The Norwegian Corridor is part, along with the LNG terminal launched in 2016, of a government project to build the North Gate, thanks to which this part of Europe will be effectively independent from gas supplies from Russia for the first time in its history. The North Gate is Poland’s effective response to the Russian-German plan for making part of Europe dependent on expensive Russian raw materials. At present, the LNG terminal in Świnoujście allows imports of up to five billion cubic meters of gas, and its expansion will increase Poland’s import capacity to 7.5 billion cubic meters. Although the construction of the Norwegian Corridor has been met with the official approval of the European Commission, the plans for making East-Central Europe independent from Gazprom’s monopoly are threatened by the construction of the second section of the Nord Stream pipeline, which is practically and effectively supported by bureaucrats in Brussels sympathetic to Gazprom. There is little doubt in Poland that if Nord Stream doubles its capacity from the current 55 billion to 110 billion cubic meters, gas shipments to Europe through Ukraine and Belarus will immediately be shut off. Through Nord Stream 2, Gazprom wants to consolidate its market share in Europe in the face of increasing competition from LNG and shrinking demand in the European Union, and above all, continue to dictate high prices to East-Central European buyers.

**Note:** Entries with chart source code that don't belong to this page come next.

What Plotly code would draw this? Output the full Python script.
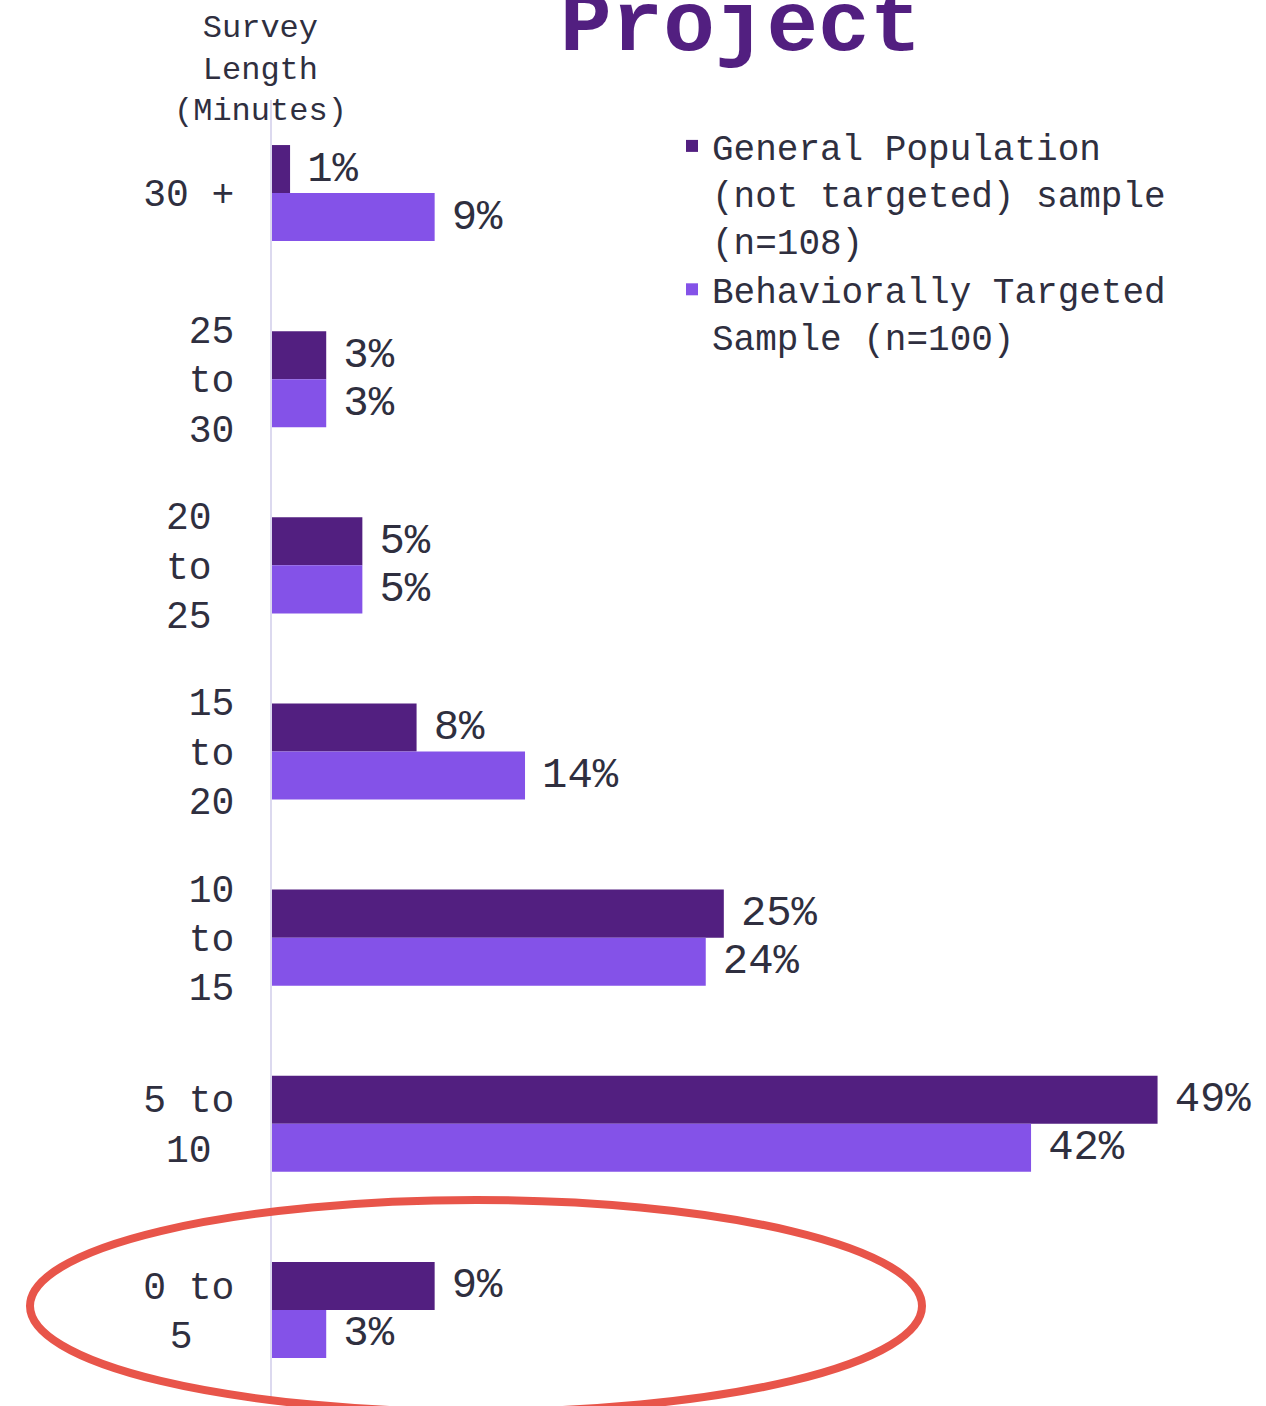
import plotly.graph_objects as go

# Survey length categories, top to bottom
categories = ["30 +", "25 to 30", "20 to 25", "15 to 20", "10 to 15", "5 to 10", "0 to 5"]
# Tick text with manual line breaks (monospace, nbsp pads keep lines aligned)
tick_labels = [
    "30 +",
    "25<br>to<br>30",
    "20\u00a0<br>to\u00a0<br>25\u00a0",
    "15<br>to<br>20",
    "10<br>to<br>15",
    "5 to<br>10\u00a0",
    "0 to<br>5\u00a0\u2002",
]

general_pop = [1, 3, 5, 8, 25, 49, 9]
behav_targeted = [9, 3, 5, 14, 24, 42, 3]

series_names = [
    "General Population<br>(not targeted) sample<br>(n=108)",
    "Behaviorally Targeted<br>Sample (n=100)",
]
series_colors = ["#521f80", "#8452e8"]

FONT = "Liberation Mono, Courier New, monospace"
TEXT_COLOR = "#2f2f3f"

fig = go.Figure()
for name, vals, col in zip(series_names, [general_pop, behav_targeted], series_colors):
    fig.add_trace(go.Bar(
        y=categories,
        x=vals,
        orientation="h",
        name=name,
        marker=dict(color=col, line=dict(width=0)),
        text=[f"\u2004{v}%" for v in vals],
        textposition="outside",
        cliponaxis=False,
        textfont=dict(family=FONT, size=44, color=TEXT_COLOR),
    ))

W, H = 1266, 1406
L, R, T, B = 272, 0, 100, 3
PW, PH = W - L - R, H - T - B


def px_x(x):
    return (x - L) / PW


def px_y(y):
    return (H - B - y) / PH


fig.update_layout(
    width=W, height=H,
    margin=dict(l=L, r=R, t=T, b=B),
    paper_bgcolor="white",
    plot_bgcolor="white",
    barmode="group",
    bargap=0.484,
    bargroupgap=0,
    font=dict(family=FONT, color=TEXT_COLOR),
    showlegend=True,
    legend=dict(
        x=px_x(672), y=px_y(116), xanchor="left", yanchor="top",
        font=dict(family=FONT, size=36, color=TEXT_COLOR),
        valign="top",
        itemwidth=30,
        bgcolor="rgba(0,0,0,0)",
        traceorder="normal",
    ),
    xaxis=dict(
        range=[0, 55],
        showgrid=False, zeroline=False, showline=False,
        showticklabels=False, ticks="",
    ),
    yaxis=dict(
        type="category",
        categoryorder="array",
        categoryarray=categories,
        autorange="reversed",
        tickmode="array",
        tickvals=categories,
        ticktext=tick_labels,
        tickfont=dict(family=FONT, size=38, color=TEXT_COLOR),
        ticks="",
        ticklabelstandoff=28,
        showgrid=False, zeroline=False,
        showline=True, linecolor="#dcd9ef", linewidth=2,
    ),
)

# Axis title above the category labels
fig.add_annotation(
    text="Survey<br>Length<br>(Minutes)",
    xref="paper", yref="paper",
    x=px_x(260), y=px_y(70), xanchor="center", yanchor="middle",
    showarrow=False, align="center",
    font=dict(family=FONT, size=32, color=TEXT_COLOR),
)

# Chart title
fig.add_annotation(
    text="<b>Project</b>",
    xref="paper", yref="paper",
    x=px_x(740), y=px_y(27), xanchor="center", yanchor="middle",
    showarrow=False,
    font=dict(family=FONT, size=86, color="#521f80"),
)

# Highlight ring around the shortest survey length
fig.add_shape(
    type="circle",
    xref="paper", yref="paper",
    x0=px_x(30), x1=px_x(922), y0=px_y(1412), y1=px_y(1200),
    line=dict(color="#e8554a", width=8),
    layer="above",
)

fig.write_html("out.html")
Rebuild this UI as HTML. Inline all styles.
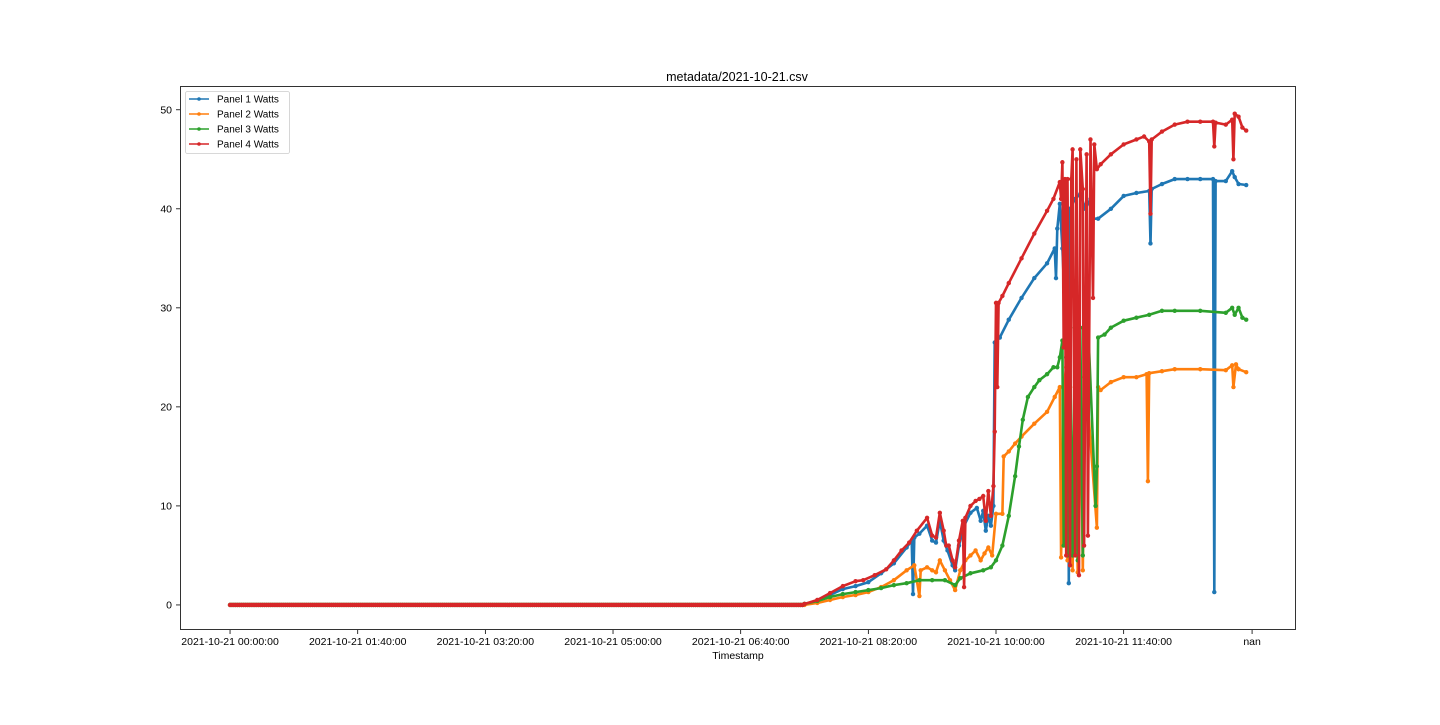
<!DOCTYPE html>
<html><head><meta charset="utf-8"><style>
body{margin:0;background:#fff;}
svg text{font-family:"Liberation Sans","DejaVu Sans",sans-serif;}
</style></head><body>
<svg id="chart" width="1440" height="720">
<rect width="1440" height="720" fill="#fff"/>
<text x="737" y="81" font-size="12.5" text-anchor="middle">metadata/2021-10-21.csv</text>
<g id="plot"></g>
<rect x="180.5" y="86.5" width="1115" height="543" fill="none" stroke="#000" stroke-width="0.8"/>
<text x="738" y="659" font-size="10.5" text-anchor="middle">Timestamp</text>
<g id="legend"></g>
</svg>
<script>
const xTickMinutes=[0,100,200,300,400,500,600,700,800.6];
const xTickLabels=["2021-10-21 00:00:00","2021-10-21 01:40:00","2021-10-21 03:20:00","2021-10-21 05:00:00","2021-10-21 06:40:00","2021-10-21 08:20:00","2021-10-21 10:00:00","2021-10-21 11:40:00","nan"];
const yTicks=[0,10,20,30,40,50];
const seriesNames=["Panel 1 Watts","Panel 2 Watts","Panel 3 Watts","Panel 4 Watts"];
const p1T=[450,460,470,480,490,500,510,520,530,534,535,536,540,546,550,553,556,559,562,566,568,571,575,580,585,588,590,592,594,596,598,599,603,610,620,630,640,646,647,648,650,652,654,656,657,658,662,666,670,674,676,680,690,700,710,720,721,722,730,740,750,760,770,771,772,780,785,787,790,796];
const p1V=[0.1,0.4,1.0,1.6,1.9,2.3,3.2,4.2,5.8,6.5,1.1,6.8,7.2,8.0,6.5,6.3,8.5,6.5,5.5,4.0,3.5,6.0,8.0,9.3,9.8,8.5,9.5,7.5,9.0,8.0,10,26.5,27,28.8,31,33,34.5,36,33,38,40.5,36,30,40,2.2,40,41,41.5,40,41,39,39,40,41.3,41.6,41.8,36.5,42,42.5,43,43,43,43,1.3,42.8,42.8,43.8,43.2,42.5,42.4];
const p2T=[450,460,470,480,490,500,510,520,530,536,540,541,546,550,553,556,560,564,568,572,576,580,584,588,591,594,597,600,605,606,610,615,620,630,640,646,650,651,653,655,656,658,660,662,664,666,668,670,679,680,682,690,700,710,718,719,720,730,740,760,780,785,786,788,790,796];
const p2V=[0,0.2,0.5,0.8,1.0,1.3,1.8,2.5,3.5,4.0,0.9,3.5,3.8,3.5,3.3,4.5,3.5,2.5,1.5,3.5,4.5,5.0,5.5,4.5,5.2,5.8,5.0,9.2,9.2,15,15.5,16.3,17,18.3,19.5,21,22,4.8,22,24,4.5,22,3.5,23,3.3,23,3.5,23.5,7.8,22,21.7,22.5,23,23,23.3,12.5,23.4,23.6,23.8,23.8,23.7,24.2,22,24.3,23.8,23.5];
const p3T=[450,460,470,480,490,500,510,520,530,540,550,560,568,572,580,590,596,600,605,610,615,618,621,625,630,634,640,645,648,650,652,653,655,656,658,660,662,664,666,668,670,672,678,679,680,685,690,700,710,720,730,740,760,780,785,787,790,793,796];
const p3V=[0.1,0.4,0.8,1.1,1.3,1.5,1.7,2.0,2.2,2.5,2.5,2.5,2.0,2.7,3.2,3.5,3.8,4.5,6,9,13,16,18.7,21,22,22.7,23.3,24,24,25,26.7,6,25,5,28,5,28.5,4.5,28,5,28,28.7,10,14,27,27.3,28,28.7,29,29.3,29.7,29.7,29.7,29.5,30,29.3,30,29,28.8];
const p4T=[450,460,470,480,490,496,505,514,520,526,532,538,546,550,553,556,559,561,563,566,568,571,574,575,576,580,584,587,590,592,594,596,598,599,600,601,602,605,610,620,630,640,645,650,651,652,653,654,655,656,658,659,660,662,663,665,666,668,669,671,672,674,676,677,679,682,690,700,710,716,720,721,722,730,740,750,760,770,771,772,780,785,786,787,790,793,796];
const p4V=[0.1,0.5,1.2,1.9,2.4,2.5,3.0,3.6,4.5,5.5,6.3,7.5,8.8,7.0,6.8,9.3,7.5,6.0,6.0,4.5,3.8,6.5,8.5,1.8,8.8,10.0,10.5,10.7,11.0,8.5,11.5,9.0,12,17.5,30.5,22,30.5,31.2,32.5,35,37.5,39.8,41,42.7,41,44.7,26,43,5,43,4,43,46,5,45,3,46,42,6,45.5,7,47,31,46.5,44,44.5,45.5,46.5,47,47.3,46.8,39.5,47,47.8,48.5,48.8,48.8,48.8,46.3,48.7,48.5,49,45,49.6,49.3,48.2,47.9];
const zeroT=[];for(let m=0;m<450;m+=1.5)zeroT.push(m);
const colors=["#1f77b4","#ff7f0e","#2ca02c","#d62728"];
const NS="http://www.w3.org/2000/svg";
const X0=180,X1=1296,Y0=86,Y1=630,xMin=-39.2,xMax=835,yMin=-2.53,yMax=52.4;
function xs(t){return X0+(t-xMin)/(xMax-xMin)*(X1-X0);}
function ys(v){return Y1-(v-yMin)/(yMax-yMin)*(Y1-Y0);}
function mk(tag,attrs,parent){const e=document.createElementNS(NS,tag);for(const k in attrs)e.setAttribute(k,attrs[k]);parent.appendChild(e);return e;}
const svg=document.getElementById('chart');const plot=document.getElementById('plot');
xTickMinutes.forEach((m,i)=>{const x=xs(m);
const t=mk('line',{x1:x,x2:x,y1:630,y2:634,stroke:'#000','stroke-width':0.8},svg);


const l=mk('text',{x:x,y:645,'font-size':10.5,'text-anchor':'middle'},svg);l.textContent=xTickLabels[i];

});
yTicks.forEach(v=>{const y=ys(v);
const t=mk('line',{x1:176,x2:180,y1:y,y2:y,stroke:'#000','stroke-width':0.8},svg);


const l=mk('text',{x:172,y:y+3.5,'font-size':10.5,'text-anchor':'end'},svg);l.textContent=v;

});
const allT=[p1T,p2T,p3T,p4T],allV=[p1V,p2V,p3V,p4V];
allT.forEach((T,s)=>{
const tt=zeroT.concat(T),vv=zeroT.map(()=>0).concat(allV[s]);
const g=mk('g',{},plot);


const d=tt.map((t,i)=>(i?'L':'M')+xs(t).toFixed(1)+','+ys(vv[i]).toFixed(1)).join('');
const p=mk('path',{d:d,fill:'none',stroke:colors[s],'stroke-width':2.6,'stroke-linejoin':'round'},g);


tt.forEach((t,i)=>{const c=mk('circle',{cx:xs(t),cy:ys(vv[i]),r:2.2,fill:colors[s]},g);

});
});
const lg=document.getElementById('legend');
const box=mk('rect',{x:185.5,y:91.5,width:104,height:62,rx:2,fill:'#fff',stroke:'#ccc','stroke-width':0.8},lg);


seriesNames.forEach((n,i)=>{const y=99+i*15;
const e=mk('g',{},lg);


mk('line',{x1:189,x2:209,y1:y,y2:y,stroke:colors[i],'stroke-width':1.5},e);
mk('circle',{cx:199,cy:y,r:1.8,fill:colors[i]},e);
const t=mk('text',{x:217,y:y+3.5,'font-size':10},e);t.textContent=n;});
</script>
</body></html>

The tactical aim of Germany and Russia in the coming months is to guarantee a monopoly on the land transport of Nord Stream on German territory for the entire volume of gas sent from the Russian Federation by the northern pipeline. This may actually block the ability of other companies to freely use existing gas pipelines connected to Nord Stream. This is the context in which to interpret the European Commission’s decision of October 28, 2016 on the monopolization by Gazprom of the Nord Stream, onshore, OPAL gas pipeline running along the Polish-German border, with a capacity of around 36 billion cubic meters. Prime Minister Beata Szydło’s government has strongly expressed its concern to the European Commission, demanding respect for EU antitrust law against the German gas pipeline. In the event of a break in gas supplies from the east and the maintenance of Gazprom’s monopoly on the German gas pipeline, Polish energy security would be severely endangered. Similar action monopolizing gas transmission by Gazprom and its German partners is planned for the EUGAL gas pipeline, another inland, Nord Stream pipeline in Germany with a capacity of 55 billion cubic meters annually. Critics of the Nord Stream 2 project, led by the Polish European Commission, are convinced that further expansion of Russian Gazprom’s domination in East-Central Europe should be prevented. Among the countries insisting that the Nord Stream 2 project be consistent with EU law, besides Poland, are Slovakia, Lithuania, Estonia, Latvia, Romania, Denmark and Sweden.

Pivotal 2017

The center-right victory in Poland in 2015 reopened the possibility of breaking with Gazprom’s monopoly in East-Central Europe. In order to implement the plan for Poland’s independence from Russian gas and, based on the Norwegian Corridor and the expanded LNG terminal, building a gas hub for East-Central Europe, political decisions made at the end of 2017 in Poland will be key. This year, the final shape of the Norwegian Corridor should be decided upon with partners from Denmark and Norway.

Already looking ahead to 2022, an important element of the diversification of gas supplies to Poland will be the construction of an import network for LNG by PGNiG. The LNG sector is the only serious alternative in the event of the failure of the Norwegian Corridor project. That is why the Polish gas corporation is developing competencies in international LNG trade by opening offices in London for example. In addition, in March 2017, PGNiG signed another contract with Qatargas, the world’s leading LNG producer, under which Qatargas will increase the volume of LNG supplied to PGNiG to approximately 2.7 billion cubic meters, after regasification annually, until June 2034.

The greatest challenge however for the diplomats of East-Central European countries is to persuade the European Commission to refrain from further supporting Gazprom’s monopoly in this part of Europe, something Germany is keenly interested in along with Russia in their realization of the geopolitical project to build Nord Stream 2. Brussels poses a real and serious threat to plans for the energy independence of Europe, thanks to the North Gate built by Poland, based on the planned new gas connection with Norway and the expanded gas port in Świnoujście. The outcome of geopolitical clashes in the next few months between Warsaw, Moscow and Berlin, over the new and interconnected gas architecture in East-Central Europe, will determine whether or not this part of Europe will eventually become permanently energy independent from the Kremlin.